A $300 million public investment, even though it will only be levied on visitors to Atlanta, seems like a lot of money, but consider the return. This stadium will add more than 4,500 jobs to our state’s economy and generate more than $400 million in economic impact to the state during construction.
NCAA President Mark Emmert recently noted that a new stadium in Atlanta “clearly … would be advantageous” in luring future marquee events. He also said that we are facing increased competition for these types of events.
A new stadium has much better potential to attract new events such as a Super Bowl, or a soccer World Cup. Atlanta has earned the distinction of a world-class city, and the entire state has the opportunity to benefit even more through projects like this.
There simply isn’t another economic development project on the table right now that could make such a tremendous impact on the state of Georgia.
State Rep. Ron Stephens, R-Savannah, is chairman of the House Economic Development & Tourism Committee.
Team would win; taxpayers would lose
By Vincent Fort
I voted for the extension of the hotel-motel tax in 2010 as a method of paying for a new Falcons stadium. It was a way of having visitors to the city and state pay for the construction of a new stadium. It is a vote I have come to regret, especially since the negotiations on how the money is to be used are shrouded in secrecy. Legislators were not given a full picture of ancillary infrastructure costs and the potential for cost overruns. I am opposed to taxpayers being on the hook for Falcons stadium debt.
The question is how much are we, as taxpayers, willing to pony up to support the private sports industry and its wealthy owners and players? Is public funding of sports teams — bonding support or other direct taxes — a legitimate municipal or state government undertaking? We should be mindful of the Gwinnett Braves stadium-funding debacle. Taxpayers were made to cover the increased construction costs (from $25 million to $64 million) and revenue shortfalls. I say let the Falcons and the NFL finance their own facility.

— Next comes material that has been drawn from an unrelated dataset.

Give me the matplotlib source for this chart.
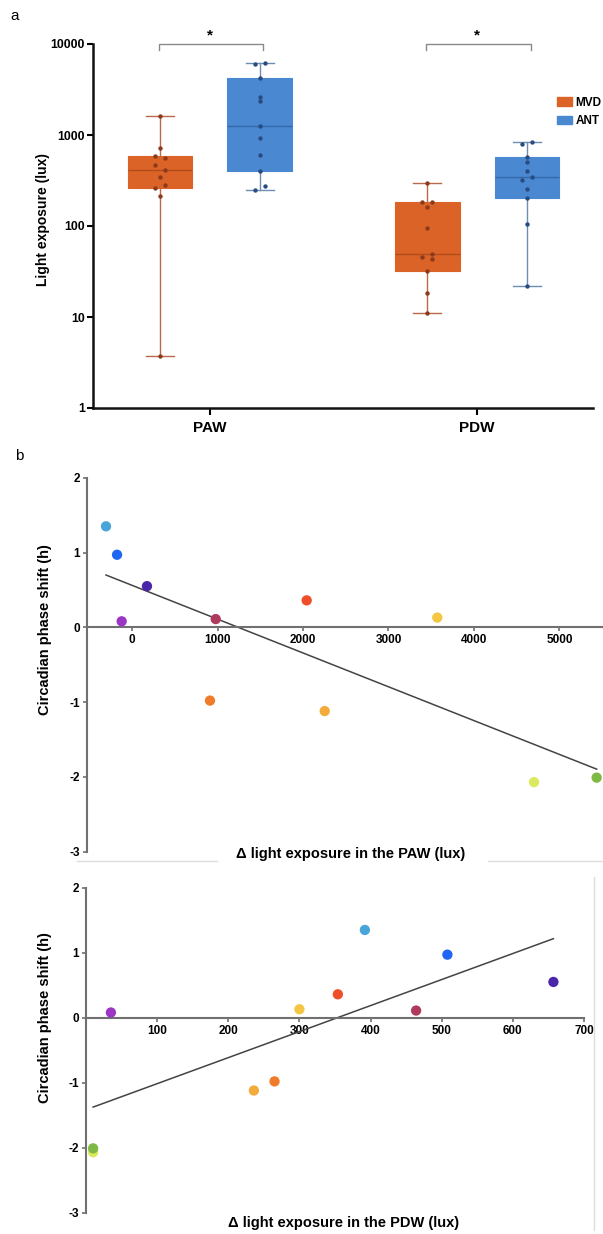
import matplotlib.pyplot as plt
import numpy as np
from matplotlib.patches import Patch
from matplotlib.lines import Line2D

plt.rcParams['font.family'] = ['Liberation Sans', 'DejaVu Sans']
plt.rcParams['axes.unicode_minus'] = False

# ---- panel a data: light exposure (lux), one value per subject ----
windows = ["PAW", "PDW"]
mvd_paw = [1620, 713, 582, 560, 463, 415, 342, 279, 259, 215, 3.7]
ant_paw = [6140, 6040, 4200, 2640, 2340, 1255, 933, 603, 405, 275, 250]
mvd_pdw = [294, 185, 185, 163, 94, 49.4, 45.8, 43.3, 32, 18.5, 11]
ant_pdw = [844, 802, 580, 500, 402, 348, 320, 255, 201, 106, 22]

# side-by-side spread of dots that sit close together (-1, 0, +1)
spread_mvd_paw = [0, 0, -1, 1, -1, 1, 0, 1, -1, 0, 0]
spread_ant_paw = [1, -1, 0, 0, 0, 0, 0, 0, 0, 1, -1]
spread_mvd_pdw = [0, -1, 1, 0, 0, 1, -1, 1, 0, 0, 0]
spread_ant_pdw = [1, -1, 0, 0, 0, 1, -1, 0, 0, 0, 0]

# ---- panel b data: one entry per subject ----
phase_shift = [1.35, 0.97, 0.55, 0.08, 0.11, -0.98, 0.36, 0.13, -1.12, -2.07, -2.01]
delta_paw = [-304, -175, 175, -121, 979, 912, 2043, 3571, 2254, 4702, 5435]
delta_pdw = [392, 508, 657, 35, 464, 265, 354, 300, 236, 10, 10]
subject_colors = ["#48A4D9", "#1F66F2", "#4A26AA", "#9A35C6", "#AE3A5E", "#F07B2A",
                  "#EE4F2A", "#F4C643", "#F3AB3B", "#DCE95E", "#7EB845"]

W, H = 603, 1234


def fx(px):
    return px / W


def fy(py):
    return 1 - py / H


fig = plt.figure(figsize=(W / 100, H / 100), dpi=100)

# ================= panel a =================
ax = fig.add_axes([fx(93), fy(408), fx(500), (408 - 44) / H])

mvd_face, mvd_line, mvd_med, mvd_dot = "#DB6327", "#B96A4C", "#B04C1C", "#8C3A1B"
ant_face, ant_line, ant_med, ant_dot = "#4A89D2", "#6F8CB3", "#3568A6", "#284C82"

groups = [
    (mvd_paw, spread_mvd_paw, 0 - 0.187, mvd_face, mvd_line, mvd_med, mvd_dot),
    (ant_paw, spread_ant_paw, 0 + 0.187, ant_face, ant_line, ant_med, ant_dot),
    (mvd_pdw, spread_mvd_pdw, 1 - 0.187, mvd_face, mvd_line, mvd_med, mvd_dot),
    (ant_pdw, spread_ant_pdw, 1 + 0.187, ant_face, ant_line, ant_med, ant_dot),
]

for vals, spread, pos, face, line, med_c, dot in groups:
    v = np.array(vals, dtype=float)
    q1, med, q3 = np.percentile(v, [25, 50, 75], method="weibull")
    stats = dict(med=med, q1=q1, q3=q3, whislo=v.min(), whishi=v.max(), fliers=[])
    ax.bxp([stats], positions=[pos], widths=0.243, patch_artist=True,
           showfliers=False, capwidths=0.105,
           boxprops=dict(facecolor=face, edgecolor=face, linewidth=0.8),
           medianprops=dict(color=med_c, linewidth=1.0),
           whiskerprops=dict(color=line, linewidth=1.0),
           capprops=dict(color=line, linewidth=1.0))
    ax.scatter(pos + np.array(spread) * 0.0175, v, s=10, color=dot, zorder=4,
               linewidths=0)

ax.set_yscale("log")
ax.set_ylim(1, 10000)
ax.set_xlim(-0.438, 1.434)
ax.set_yticks([1, 10, 100, 1000, 10000])
ax.set_yticklabels(["1", "10", "100", "1000", "10000"])
ax.yaxis.set_minor_locator(plt.NullLocator())
ax.set_xticks([0, 1])
ax.set_xticklabels(windows, fontsize=11, fontweight="bold")
for lab in ax.get_yticklabels():
    lab.set_fontweight("bold")
    lab.set_fontsize(8.8)
ax.tick_params(axis="y", length=4, width=1.5, pad=2)
ax.tick_params(axis="x", length=5, width=1.5, pad=4)
for side in ["top", "right"]:
    ax.spines[side].set_visible(False)
for side in ["left", "bottom"]:
    ax.spines[side].set_linewidth(1.8)
    ax.spines[side].set_color("#111111")

# significance brackets
for c in [0, 1]:
    xl, xr = c - 0.19, c + 0.2
    ax.plot([xl, xl, xr, xr], [8600, 10000, 10000, 8600], color="#8A8A8A",
            lw=1.0, clip_on=False)
    ax.text(c, 12300, "*", ha="center", va="center", fontsize=11,
            fontweight="bold")

ax.legend(handles=[Patch(facecolor=mvd_face, edgecolor=mvd_face),
                   Patch(facecolor=ant_face, edgecolor=ant_face)],
          labels=["MVD", "ANT"], loc="upper left",
          bbox_to_anchor=(fx(546), fy(86)), bbox_transform=fig.transFigure,
          frameon=False, handlelength=1.3, handleheight=0.75,
          handletextpad=0.3, labelspacing=0.55,
          prop=dict(weight="bold", size=8.5))

fig.text(fx(43), fy(220), "Light exposure (lux)", rotation=90, ha="center",
         va="center", fontsize=10, fontweight="bold")
fig.text(fx(10), fy(16), "a", fontsize=11, ha="left", va="center")
fig.text(fx(15), fy(456), "b", fontsize=11, ha="left", va="center")


# ================= panel b =================
def scatter_panel(rect, xs, xlim, xticks, xlabel, xlabel_xy, ylabel_y):
    bx = fig.add_axes(rect)
    bx.scatter(xs, phase_shift, s=55, c=subject_colors, linewidths=0, zorder=3)
    slope, icpt = np.polyfit(xs, phase_shift, 1)
    xx = np.array([min(xs), max(xs)])
    bx.plot(xx, slope * xx + icpt, color="#444444", lw=1.1, zorder=2)
    bx.set_xlim(*xlim)
    bx.set_ylim(-3, 2)
    bx.set_xticks(xticks)
    bx.set_yticks([-3, -2, -1, 0, 1, 2])
    for side in ["top", "right"]:
        bx.spines[side].set_visible(False)
    bx.spines["bottom"].set_position(("data", 0))
    for side in ["left", "bottom"]:
        bx.spines[side].set_color("#707070")
        bx.spines[side].set_linewidth(1.5)
    bx.tick_params(axis="both", colors="#707070", length=3, width=1.2,
                   labelcolor="black", labelsize=8.5, pad=2)
    for lab in bx.get_xticklabels() + bx.get_yticklabels():
        lab.set_fontweight("bold")
    fig.text(fx(xlabel_xy[0]), fy(xlabel_xy[1]), xlabel, ha="center",
             va="center", fontsize=10.5, fontweight="bold")
    fig.text(fx(45), fy(ylabel_y), "Circadian phase shift (h)", rotation=90,
             ha="center", va="center", fontsize=10.5, fontweight="bold")
    return bx


scatter_panel([fx(87.3), fy(851.7), fx(601.7 - 87.3), (851.7 - 477.7) / H],
              delta_paw, (-523, 5494), [0, 1000, 2000, 3000, 4000, 5000],
              "\u0394 light exposure in the PAW (lux)", (351, 854), 630)

scatter_panel([fx(86), fy(1212.7), fx(584 - 86), (1212.7 - 887.7) / H],
              delta_pdw, (0, 700), [100, 200, 300, 400, 500, 600, 700],
              "\u0394 light exposure in the PDW (lux)", (344, 1223), 1018)

# faint frame lines left over from the original figure
for x0, x1 in [(77, 217), (488, 603)]:
    fig.add_artist(Line2D([fx(x0), fx(x1)], [fy(861), fy(861)],
                          color="#DDDDDD", lw=1.0))
fig.add_artist(Line2D([fx(594), fx(594)], [fy(877), fy(1230)],
                      color="#DDDDDD", lw=1.0))

fig.savefig("out.png", dpi=100)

It would be better to use hundreds of millions of taxpayer dollars to improve education as an economic driver than to support a sports team owner. Since 2002, funding cuts to our public education system have spiraled to upwards of $6 billion. Many of the same people who slashed education funding are now advocating this Falcons stadium deal. In survey after survey, businesses say the top consideration for relocating a business is education. They never mention football.
The boosters of using taxpayer money to subsidize stadium construction are making the “trickle-down” economic development argument — that a new stadium will lead to a more prosperous city and state. That assertion was made when the present Georgia Dome was built 20 years ago. If the impoverished conditions of the nearby Vine City and English Avenue neighborhoods are any indication, that argument is a cruel deception.
Are we going to be in a position every 20 years of building a playground for billionaires?
Most independent analysts are skeptical about how much of the wealth created by stadiums actually seeps out of the edifices’ walls into the cities and states that house them. They are profitable for team owners and the league, but not for the people who pay the cost. A. Barton Hinkle, a conservative editorialist, wrote: “Economists, who usually disagree about nearly everything, are united on one point: Public subsidies for sports stadiums are win-lose propositions: The teams win, and the taxpayers lose.”
One of the most galling aspects of this debate is that negotiations between the Georgia World Congress Center Authority and the Falcons about the terms of the agreement are being conducted in secret. Secret negotiations make citizens distrust government. I urge Gov. Nathan Deal and the World Congress Center Authority to make those negotiations open and transparent to the media and the public.
State Sen. Vincent Fort, D-Atlanta, represents District 39.